IJ: So is it mostly about being aware of the nature of the object and how particular kinds of objects – say chocolate cake versus the Dhammapada – give rise to different kinds of feeling?
BhA: Every state of mind comes with a certain feeling. And this can be recognized. As we are talking, we could be experiencing negative or positive or neutral feelings. Maybe somebody reading this later will find it boring – neutral feelings. Maybe someone gets upset because something I said doesn’t make sense – painful feelings. Or just maybe one or two people might even like it, so they get pleasant feelings.
It’s very simple. It’s just the recognition of how feeling influences me and makes me react. If I start reading and I don’t like this Anālayo for some reason, there will already be some underlying painful feelings. Everything will be read in that light, and I’ll pick out all the things that I don’t like. If I like Anālayo, it will be just the opposite. Feeling has a big part to play in the whole conditioning process. That is why we hold on to our views and opinions and who we are – because we are hedonically invested in them.
IJ: In your first book, you write that “by fully understanding the role of feeling as a link between contact and craving, the view-forming process itself can be transcended.” (Satipaṭṭhāna: The Direct Path to Realization, 161) Can you say a little about the relationship between feeling and craving?
BhA: The potential of contemplation of feeling – and I believe this is also why feeling is a satipaṭṭhāna on its own – comes from the pivotal role it plays within dependent arising. When we look at some of the preceding links of dependent arising, whatever happens before craving you can’t do much about. The sense-spheres are there, contact is there, and feeling happens. But at the point of feeling, the question is how do I react to feeling? Do I react with craving, or do I not react with craving?
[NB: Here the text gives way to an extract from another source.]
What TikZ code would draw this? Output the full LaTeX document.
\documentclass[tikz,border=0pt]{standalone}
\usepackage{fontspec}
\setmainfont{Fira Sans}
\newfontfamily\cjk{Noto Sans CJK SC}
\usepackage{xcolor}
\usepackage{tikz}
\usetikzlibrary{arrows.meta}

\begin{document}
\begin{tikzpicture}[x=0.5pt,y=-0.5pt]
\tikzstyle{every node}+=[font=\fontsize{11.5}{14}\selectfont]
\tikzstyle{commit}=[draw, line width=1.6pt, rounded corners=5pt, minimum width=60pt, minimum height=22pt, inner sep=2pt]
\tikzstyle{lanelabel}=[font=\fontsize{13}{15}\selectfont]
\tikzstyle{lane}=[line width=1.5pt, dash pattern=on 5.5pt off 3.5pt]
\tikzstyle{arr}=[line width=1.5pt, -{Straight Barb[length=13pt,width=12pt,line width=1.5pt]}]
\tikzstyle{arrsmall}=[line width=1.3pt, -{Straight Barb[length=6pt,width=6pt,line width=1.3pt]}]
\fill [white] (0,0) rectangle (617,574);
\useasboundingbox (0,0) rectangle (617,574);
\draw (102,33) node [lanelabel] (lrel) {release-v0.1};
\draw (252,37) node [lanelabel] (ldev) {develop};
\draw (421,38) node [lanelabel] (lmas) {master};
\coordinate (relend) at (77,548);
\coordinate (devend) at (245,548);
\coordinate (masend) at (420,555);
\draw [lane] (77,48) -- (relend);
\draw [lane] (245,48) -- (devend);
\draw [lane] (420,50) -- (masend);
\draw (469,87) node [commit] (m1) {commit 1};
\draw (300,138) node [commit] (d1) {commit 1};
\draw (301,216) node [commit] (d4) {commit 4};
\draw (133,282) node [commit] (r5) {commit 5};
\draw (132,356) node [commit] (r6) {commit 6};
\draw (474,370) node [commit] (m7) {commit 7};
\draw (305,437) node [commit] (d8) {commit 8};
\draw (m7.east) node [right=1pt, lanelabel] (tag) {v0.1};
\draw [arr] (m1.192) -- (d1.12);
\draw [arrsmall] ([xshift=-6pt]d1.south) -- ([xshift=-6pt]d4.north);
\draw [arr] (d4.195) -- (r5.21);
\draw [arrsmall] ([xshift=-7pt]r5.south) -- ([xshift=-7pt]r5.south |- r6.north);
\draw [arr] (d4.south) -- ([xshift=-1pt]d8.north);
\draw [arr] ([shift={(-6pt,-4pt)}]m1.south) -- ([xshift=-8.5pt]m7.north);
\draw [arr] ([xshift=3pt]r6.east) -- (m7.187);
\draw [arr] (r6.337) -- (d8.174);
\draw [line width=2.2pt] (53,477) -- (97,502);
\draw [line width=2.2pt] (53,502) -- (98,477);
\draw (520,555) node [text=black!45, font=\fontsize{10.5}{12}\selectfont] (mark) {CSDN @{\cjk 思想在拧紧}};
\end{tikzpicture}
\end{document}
Now as we talk, we can make it sound like there’s a choice, but in actuality it just happens. We never really decide, “Oh, here’s a feeling. Let me react with craving now. Or let me react without craving.” It just happens. Why does it happen so quickly? Because feeling has this push. Many thousands of years ago, say you were walking through a jungle and suddenly something is in front of you. For you to survive, within a split second you have to decide. Either this is too big for me, and I have to run. Or this is smaller than me, and I can catch it. And this is where vedanā comes in. The first perception gives a big push in one direction.
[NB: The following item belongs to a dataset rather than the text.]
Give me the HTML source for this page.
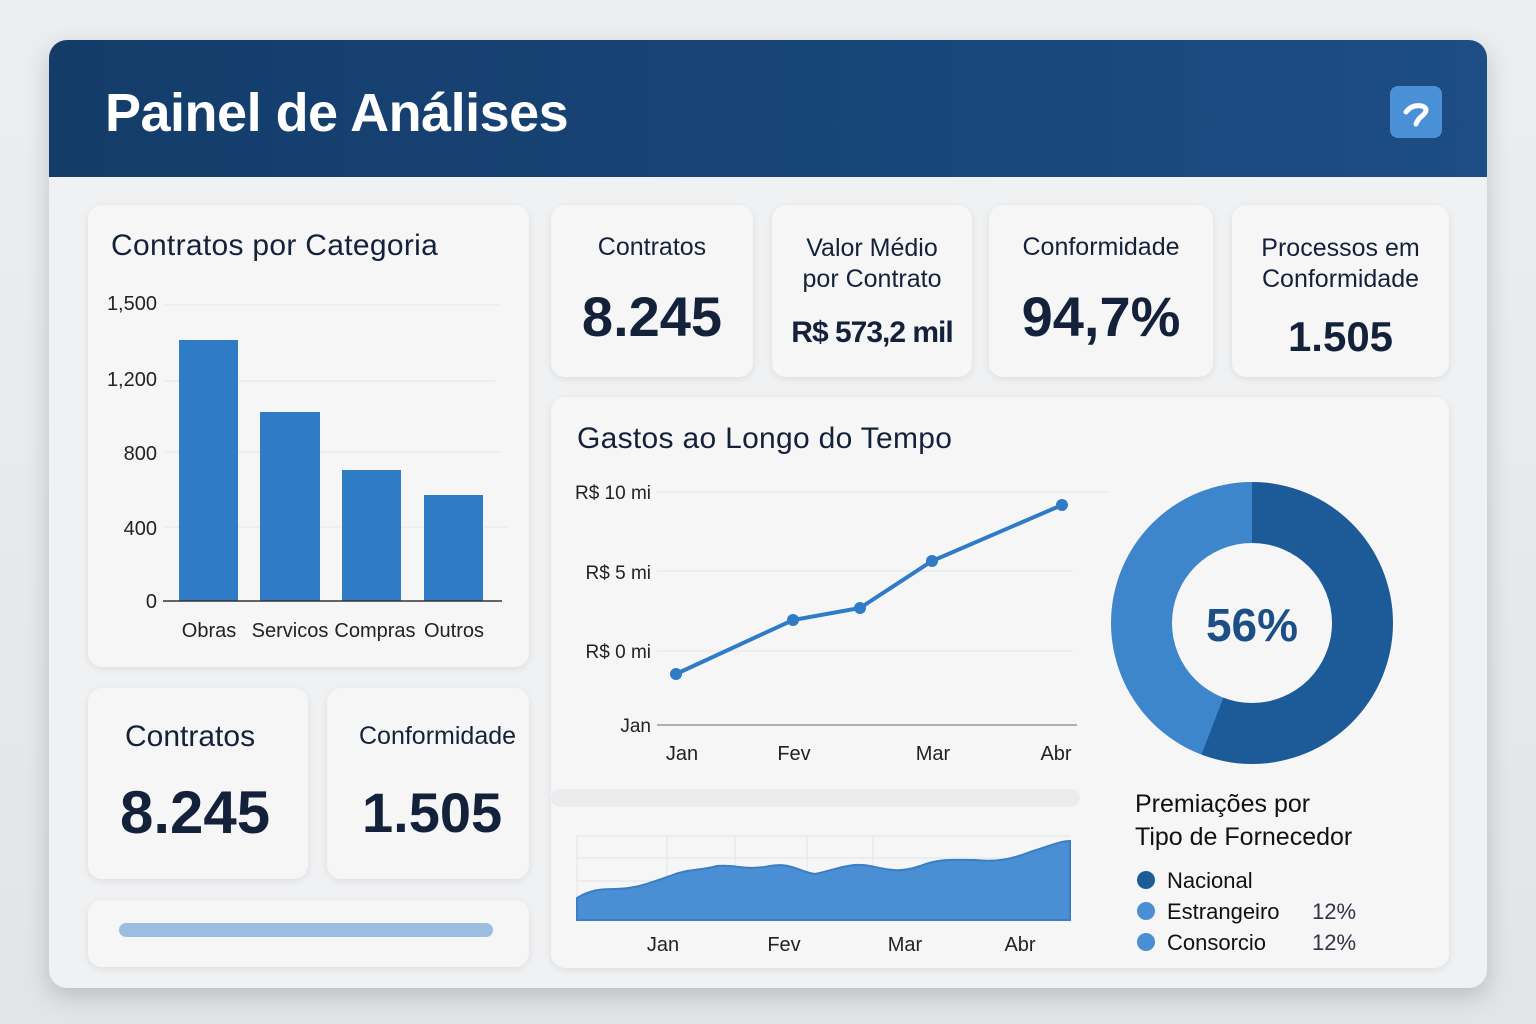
<!DOCTYPE html><html><head><meta charset="utf-8"><style>
body{margin:0;width:1536px;height:1024px;background:linear-gradient(#eceef0,#e2e4e7);font-family:"Liberation Sans",sans-serif;position:relative;overflow:hidden;color:#14213a}
.a{position:absolute}
.panel{left:49px;top:40px;width:1438px;height:948px;background:#f0f1f2;border-radius:18px;box-shadow:0 8px 24px rgba(0,0,0,.18);overflow:hidden}
.hdr{left:0;top:0;width:1438px;height:137px;background:linear-gradient(90deg,#133c69,#1d4d85)}
.card{position:absolute;background:#f6f6f7;border-radius:14px;box-shadow:0 2px 8px rgba(0,0,0,.08)}
.t{position:absolute;white-space:nowrap}
.c{text-align:center}
</style></head><body>
<div class="a panel">
<div class="a hdr"></div>
<div class="t" style="left:56px;top:42px;font-size:54px;font-weight:bold;color:#fff;letter-spacing:-0.5px">Painel de Análises</div>
<div class="a" style="left:1341px;top:46px;width:52px;height:52px;background:#4a90d6;border-radius:8px"></div>
<svg class="a" style="left:1341px;top:46px" width="52" height="52"><path d="M16 26 Q22 18 32 20 Q40 23 32 30 Q28 33 26 38" stroke="#fff" stroke-width="5" fill="none" stroke-linecap="round"/></svg>
</div>

<div class="card" style="left:88px;top:205px;width:441px;height:462px"></div>
<div class="t" style="left:111px;top:229px;font-size:30px;letter-spacing:0.3px">Contratos por Categoria</div>
<svg class="a" style="left:0;top:0" width="1536" height="1024">
<g stroke="#e4e5e7" stroke-width="1"><line x1="165" y1="305" x2="500" y2="305"/><line x1="165" y1="381" x2="495" y2="381"/><line x1="165" y1="452" x2="500" y2="452"/><line x1="165" y1="527" x2="508" y2="527"/></g>
<g fill="#2f7bc6"><rect x="179" y="340" width="59" height="261"/><rect x="260" y="412" width="60" height="189"/><rect x="342" y="470" width="59" height="131"/><rect x="424" y="495" width="59" height="106"/></g>
<line x1="163" y1="601" x2="502" y2="601" stroke="#333" stroke-width="1.5"/>
<g font-size="20" fill="#222" text-anchor="end" font-family="Liberation Sans"><text x="157" y="310">1,500</text><text x="157" y="386">1,200</text><text x="157" y="460">800</text><text x="157" y="535">400</text><text x="157" y="608">0</text></g>
<g font-size="20" fill="#222" text-anchor="middle" font-family="Liberation Sans"><text x="209" y="637">Obras</text><text x="290" y="637">Servicos</text><text x="375" y="637">Compras</text><text x="454" y="637">Outros</text></g>
</svg>

<div class="card" style="left:551px;top:205px;width:202px;height:172px"></div>
<div class="card" style="left:772px;top:205px;width:200px;height:172px"></div>
<div class="card" style="left:989px;top:205px;width:224px;height:172px"></div>
<div class="card" style="left:1232px;top:205px;width:217px;height:172px"></div>
<div class="t c" style="left:551px;width:202px;top:233px;font-size:25px">Contratos</div>
<div class="t c" style="left:551px;width:202px;top:284px;font-size:56px;font-weight:bold">8.245</div>
<div class="t c" style="left:772px;width:200px;top:233px;font-size:25px;line-height:31px">Valor Médio<br>por Contrato</div>
<div class="t c" style="left:772px;width:200px;top:316px;font-size:30px;font-weight:bold;letter-spacing:-1px">R$ 573,2 mil</div>
<div class="t c" style="left:989px;width:224px;top:233px;font-size:25px">Conformidade</div>
<div class="t c" style="left:989px;width:224px;top:284px;font-size:56px;font-weight:bold">94,7%</div>
<div class="t c" style="left:1232px;width:217px;top:233px;font-size:25px;line-height:31px">Processos em<br>Conformidade</div>
<div class="t c" style="left:1232px;width:217px;top:313px;font-size:42px;font-weight:bold">1.505</div>

<div class="card" style="left:88px;top:688px;width:220px;height:191px"></div>
<div class="card" style="left:327px;top:688px;width:202px;height:191px"></div>
<div class="t" style="left:125px;top:720px;font-size:30px">Contratos</div>
<div class="t" style="left:120px;top:778px;font-size:60px;font-weight:bold">8.245</div>
<div class="t" style="left:359px;top:722px;font-size:25px">Conformidade</div>
<div class="t" style="left:362px;top:780px;font-size:56px;font-weight:bold">1.505</div>
<div class="card" style="left:88px;top:900px;width:441px;height:67px"></div>
<div class="a" style="left:119px;top:923px;width:374px;height:14px;border-radius:7px;background:#9dbde0"></div>

<div class="card" style="left:551px;top:397px;width:898px;height:571px"></div>
<div class="a" style="left:551px;top:789px;width:529px;height:18px;background:#ebeced;border-radius:9px"></div>
<div class="t" style="left:577px;top:422px;font-size:30px;letter-spacing:0.3px">Gastos ao Longo do Tempo</div>
<svg class="a" style="left:0;top:0" width="1536" height="1024">
<g stroke="#e4e5e7"><line x1="657" y1="492" x2="1110" y2="492"/><line x1="657" y1="571" x2="1073" y2="571"/><line x1="657" y1="651" x2="1073" y2="651"/></g>
<line x1="657" y1="725" x2="1077" y2="725" stroke="#999" stroke-width="1.5"/>
<g font-size="19" fill="#222" text-anchor="end" font-family="Liberation Sans"><text x="651" y="499">R$ 10 mi</text><text x="651" y="579">R$ 5 mi</text><text x="651" y="658">R$ 0 mi</text><text x="651" y="732">Jan</text></g>
<g font-size="20" fill="#222" text-anchor="middle" font-family="Liberation Sans"><text x="682" y="760">Jan</text><text x="794" y="760">Fev</text><text x="933" y="760">Mar</text><text x="1056" y="760">Abr</text></g>
<polyline points="676,674 793,620 860,608 932,561 1062,505" fill="none" stroke="#2f7bc6" stroke-width="4"/>
<g fill="#2f7bc6"><circle cx="676" cy="674" r="6"/><circle cx="793" cy="620" r="6"/><circle cx="860" cy="608" r="6"/><circle cx="932" cy="561" r="6"/><circle cx="1062" cy="505" r="6"/></g>
<g stroke="#e3e4e6"><line x1="577" y1="836" x2="1070" y2="836"/><line x1="577" y1="858" x2="1070" y2="858"/><line x1="577" y1="881" x2="1070" y2="881"/><line x1="577" y1="900" x2="1070" y2="900"/><line x1="577" y1="836" x2="577" y2="920"/><line x1="667" y1="836" x2="667" y2="920"/><line x1="735" y1="836" x2="735" y2="920"/><line x1="807" y1="836" x2="807" y2="920"/><line x1="873" y1="836" x2="873" y2="920"/></g>
<path d="M577 898 C590 890 600 889 615 889 C635 889 650 883 670 876 C690 868 700 871 717 866 C735 864 745 871 770 866 C790 862 800 872 815 874 C835 870 850 862 870 866 C890 870 900 873 920 866 C940 858 955 860 975 860 C995 862 1010 860 1030 852 C1050 846 1060 841 1070 841 L1070 920 L577 920Z" fill="#4a8fd3" stroke="#3a7fc6" stroke-width="2"/>
<g font-size="20" fill="#222" text-anchor="middle" font-family="Liberation Sans"><text x="663" y="951">Jan</text><text x="784" y="951">Fev</text><text x="905" y="951">Mar</text><text x="1020" y="951">Abr</text></g>
<g fill="#1d5c9a"><circle cx="1146" cy="880" r="9"/></g><g fill="#4a8fd3"><circle cx="1146" cy="911" r="9"/><circle cx="1146" cy="942" r="9"/></g>
<g font-size="22" fill="#111" font-family="Liberation Sans"><text x="1167" y="888">Nacional</text><text x="1167" y="919">Estrangeiro</text><text x="1167" y="950">Consorcio</text><text x="1312" y="919" fill="#334">12%</text><text x="1312" y="950" fill="#334">12%</text></g>
<g font-size="25" fill="#111" font-family="Liberation Sans"><text x="1135" y="812">Premiações por</text><text x="1135" y="845">Tipo de Fornecedor</text></g>
</svg>
<div class="a" style="left:1111px;top:482px;width:282px;height:282px;border-radius:50%;background:conic-gradient(#1c5b98 0 201deg,#3d86cc 201deg 360deg)"></div>
<div class="a" style="left:1172px;top:543px;width:160px;height:160px;border-radius:50%;background:#f6f6f7"></div>
<div class="t c" style="left:1172px;width:160px;top:598px;font-size:46px;font-weight:bold;color:#1c4f86">56%</div>
</body></html>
But in our modern world, we usually don’t turn a corner in the jungle and meet an unexpected animal. So this very quick reaction through vedanā can create a lot of problems. You can’t just stop it, but you can be aware of it – and that makes a world of difference. If I am upset with somebody, and I’m aware of the unpleasant feelings I have within me, it makes a whole world of difference how I will react to that person. If I like somebody, I see everything that he or she does in a positive light. If I’m aware of that pleasant feeling, it makes a whole world of difference: I become aware of my bias.
Because each of the three types of feeling are related to what in early Buddhist thought we call ‘underlying tendencies’ (anusaya). These are parts of the mind that underly – we are not really conscious of them. They are tendencies toward reacting with defilements – with desire, aversion, and delusion. And each of these three tendencies matches one of the feelings. Pleasant feelings can activate the tendency to lust, unpleasant feelings to anger, neutral feelings to ignorance.
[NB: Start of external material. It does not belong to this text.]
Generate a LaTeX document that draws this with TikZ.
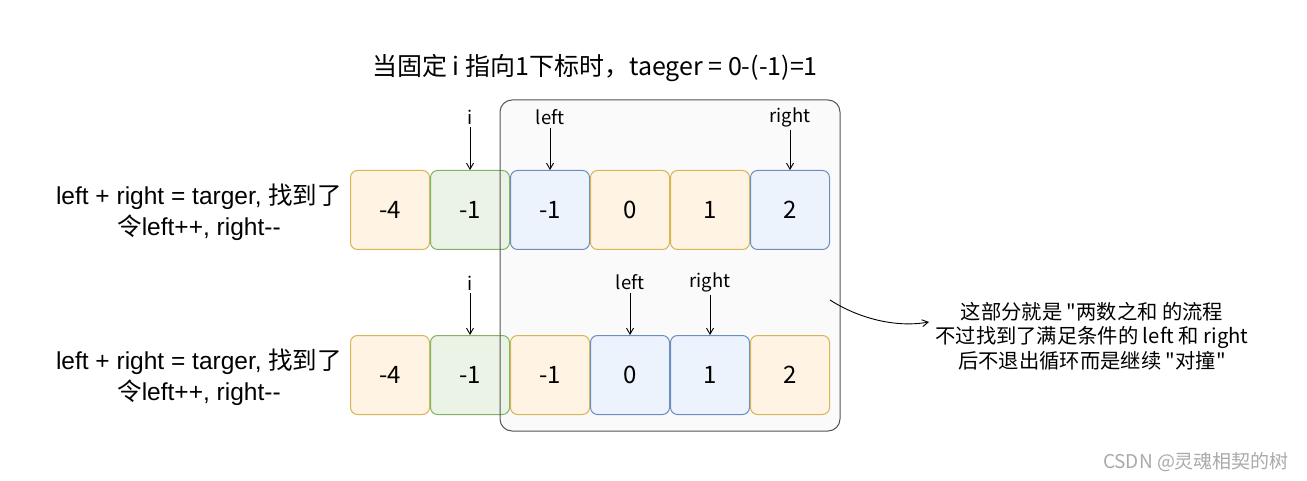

The way to become aware of what is happening, which is the foundation for being able to do anything about it, is precisely at vedanā – being aware of the three types of feeling and getting used to this basic recognition: pleasant feeling, unpleasant feeling, neutral feeling. That’s what contemplation of feeling is about, and cultivating that type of recognition gives us a very powerful tool for working with our own conditionality.
IJ: So even in one’s daily life, one could practice catching things more and more quickly. If someone says something I don’t like, the sooner I can recognize unpleasant feeling in myself, the sooner I can cut it off.
BhA: You don’t always have to cut it off. It’s just a question of being aware. Sometimes it only happens later, but you can still recognize, “At that point I got greedy or I got angry, and that was the feeling I had at that time.” With practice you come closer and closer to when it actually happens. But it helps us to understand why we react in certain ways.
At times we do silly things, and we are very good at explaining to ourselves and others why we had to do this and what were the big, deep reasons behind what we did. What actually pushes us to do silly things is usually vedanā. It’s the push of vedanā, which in cooperation with unwholesome states of mind arising through the underlying tendencies leads to more vedanā, and etc. It builds up.
So what we really want is yathābhūtañānadassana: seeing things as they really are. “No, I did not get angry because he or she said such-and-such. I just got angry because this body is giving me painful feelings. And it’s my perception of him or her that gives me these painful feelings.” And that’s so sobering. At first it might seem a little bit depressing, but in the long run it can be so liberating.
IJ: So even though on one level just going, “Pleasant . . . neutral . . . pleasant . . . unpleasant . . .” doesn’t seem very interesting, it can decondition us on a very deep, subconscious level.
BhA: Yes, but you do not have to keep labeling all the time. You just have to be aware of the nature of experience. You don’t have to keep applying concepts to it continuously. It would be very tiring if you just kept going, “Pleasant . . . unpleasant . . . neutral . . .” This is not what we’re talking about. What we’re talking about is being aware of this aspect of the mind that is always there – this hedonic, affective knowing of the mind. And when it does something, you recognize it. Maybe at times you recognize it only after it has happened. You have already yelled at somebody, and then later you realize, “Wow. For the last half an hour I’ve been experiencing painful feeling, haven’t I?”
This is how you come to know: “Oh, this is how I feel when I have painful feeling.” As you keep familiarizing yourself with that condition, it becomes easier to catch it – to be aware of it earlier. It’s just a question of being aware – not of continuous conceptual labeling.
I sometimes like to say that concepts are like the yeast for baking the bread of meditation. If you use only yeast, what are you going to eat? But if you want to bake the bread of meditation, you have to use the proper amount of yeast so that the bread goes up. But the real thing is not the yeast. It’s the dough and the kneading and the warmth of actually sitting in the practice that makes the bread. So the concepts should not be used in such a way that they tire the mind. We just use them very judiciously, very wisely, like the yeast for the bread, just the right amount.